◆ **DIRECTIONS FOR THIS TASK**:
Without the pictures, print the lines running from the beginning of the material to the line containing "plt.rcParams['font.family'] = ['Liberation", both ends included.
-- GIVEN DATA start --
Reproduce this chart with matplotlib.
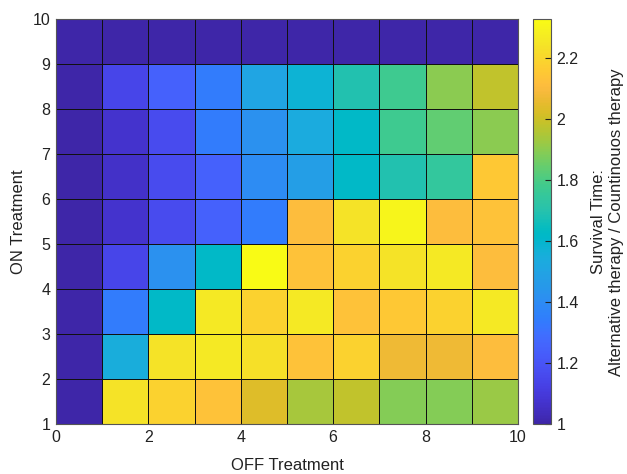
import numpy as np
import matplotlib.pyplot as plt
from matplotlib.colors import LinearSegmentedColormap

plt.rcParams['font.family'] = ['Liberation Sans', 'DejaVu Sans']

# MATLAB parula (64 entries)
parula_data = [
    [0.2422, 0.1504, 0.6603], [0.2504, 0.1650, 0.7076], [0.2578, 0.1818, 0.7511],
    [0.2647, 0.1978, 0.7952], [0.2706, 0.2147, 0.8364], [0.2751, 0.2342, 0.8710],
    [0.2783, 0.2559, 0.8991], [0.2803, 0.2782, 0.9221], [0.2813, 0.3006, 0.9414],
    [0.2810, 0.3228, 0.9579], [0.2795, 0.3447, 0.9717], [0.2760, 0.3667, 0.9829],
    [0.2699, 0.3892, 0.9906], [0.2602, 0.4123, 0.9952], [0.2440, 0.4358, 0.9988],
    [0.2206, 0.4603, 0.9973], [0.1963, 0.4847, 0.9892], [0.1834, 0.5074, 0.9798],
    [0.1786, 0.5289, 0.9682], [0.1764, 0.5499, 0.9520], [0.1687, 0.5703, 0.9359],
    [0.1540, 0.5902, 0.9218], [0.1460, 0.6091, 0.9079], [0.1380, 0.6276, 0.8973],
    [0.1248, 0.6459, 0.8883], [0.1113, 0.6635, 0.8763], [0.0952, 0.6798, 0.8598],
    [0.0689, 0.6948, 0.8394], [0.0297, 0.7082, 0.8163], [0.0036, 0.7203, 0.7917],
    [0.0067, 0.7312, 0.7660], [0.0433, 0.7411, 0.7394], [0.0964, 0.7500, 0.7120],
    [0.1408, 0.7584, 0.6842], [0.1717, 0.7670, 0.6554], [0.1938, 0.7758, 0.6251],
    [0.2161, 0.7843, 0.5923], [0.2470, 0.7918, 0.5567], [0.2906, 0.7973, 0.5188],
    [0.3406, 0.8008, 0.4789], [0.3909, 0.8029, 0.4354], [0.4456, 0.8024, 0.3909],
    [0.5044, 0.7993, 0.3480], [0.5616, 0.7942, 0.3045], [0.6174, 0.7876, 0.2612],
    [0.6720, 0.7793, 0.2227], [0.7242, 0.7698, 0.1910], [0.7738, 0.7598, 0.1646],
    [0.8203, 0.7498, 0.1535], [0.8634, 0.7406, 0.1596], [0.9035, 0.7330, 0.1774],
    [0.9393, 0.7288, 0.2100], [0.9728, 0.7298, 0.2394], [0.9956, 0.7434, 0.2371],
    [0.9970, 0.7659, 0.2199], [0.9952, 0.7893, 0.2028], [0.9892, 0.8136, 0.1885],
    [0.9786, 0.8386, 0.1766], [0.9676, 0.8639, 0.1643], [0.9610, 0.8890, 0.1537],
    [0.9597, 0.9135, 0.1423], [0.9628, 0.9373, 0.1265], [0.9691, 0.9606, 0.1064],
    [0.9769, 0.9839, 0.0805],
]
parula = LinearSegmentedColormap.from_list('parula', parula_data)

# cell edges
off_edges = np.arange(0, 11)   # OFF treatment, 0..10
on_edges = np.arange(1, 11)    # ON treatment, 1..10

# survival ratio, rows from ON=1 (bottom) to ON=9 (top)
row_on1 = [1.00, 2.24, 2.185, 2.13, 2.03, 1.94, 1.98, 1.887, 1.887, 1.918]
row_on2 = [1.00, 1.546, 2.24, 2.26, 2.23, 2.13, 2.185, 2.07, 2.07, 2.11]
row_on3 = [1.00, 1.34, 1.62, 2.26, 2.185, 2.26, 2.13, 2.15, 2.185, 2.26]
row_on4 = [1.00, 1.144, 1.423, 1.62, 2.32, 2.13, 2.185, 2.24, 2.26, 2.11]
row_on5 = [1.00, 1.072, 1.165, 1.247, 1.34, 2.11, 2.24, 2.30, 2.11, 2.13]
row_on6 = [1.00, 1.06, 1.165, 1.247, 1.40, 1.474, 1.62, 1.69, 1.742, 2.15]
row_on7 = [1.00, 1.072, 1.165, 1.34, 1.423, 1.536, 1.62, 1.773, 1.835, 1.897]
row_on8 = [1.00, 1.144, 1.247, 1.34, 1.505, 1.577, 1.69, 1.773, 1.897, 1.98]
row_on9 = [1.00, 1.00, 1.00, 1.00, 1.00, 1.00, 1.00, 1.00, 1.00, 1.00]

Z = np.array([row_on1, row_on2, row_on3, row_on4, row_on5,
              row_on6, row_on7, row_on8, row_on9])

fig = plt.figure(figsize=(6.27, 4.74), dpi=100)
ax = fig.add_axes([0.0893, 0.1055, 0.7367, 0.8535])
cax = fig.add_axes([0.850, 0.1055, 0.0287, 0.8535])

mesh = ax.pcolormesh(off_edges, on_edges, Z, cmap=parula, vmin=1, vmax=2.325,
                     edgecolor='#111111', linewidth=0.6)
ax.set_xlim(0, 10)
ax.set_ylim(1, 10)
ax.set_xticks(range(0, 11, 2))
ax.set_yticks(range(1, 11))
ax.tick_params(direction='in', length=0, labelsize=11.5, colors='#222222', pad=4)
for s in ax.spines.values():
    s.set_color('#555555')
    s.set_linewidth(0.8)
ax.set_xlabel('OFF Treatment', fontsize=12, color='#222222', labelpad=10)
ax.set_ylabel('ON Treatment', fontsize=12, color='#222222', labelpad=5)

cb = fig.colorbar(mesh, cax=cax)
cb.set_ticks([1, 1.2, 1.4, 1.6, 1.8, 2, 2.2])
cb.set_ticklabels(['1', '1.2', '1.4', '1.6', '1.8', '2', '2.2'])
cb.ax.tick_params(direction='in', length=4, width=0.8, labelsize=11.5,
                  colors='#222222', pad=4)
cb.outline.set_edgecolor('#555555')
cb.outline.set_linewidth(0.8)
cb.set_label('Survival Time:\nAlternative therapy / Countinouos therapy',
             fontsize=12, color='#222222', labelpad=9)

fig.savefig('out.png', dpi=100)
-- GIVEN DATA end --
◆ **TASK RESULT**:
Reproduce this chart with matplotlib.
import numpy as np
import matplotlib.pyplot as plt
from matplotlib.colors import LinearSegmentedColormap

plt.rcParams['font.family'] = ['Liberation Sans', 'DejaVu Sans']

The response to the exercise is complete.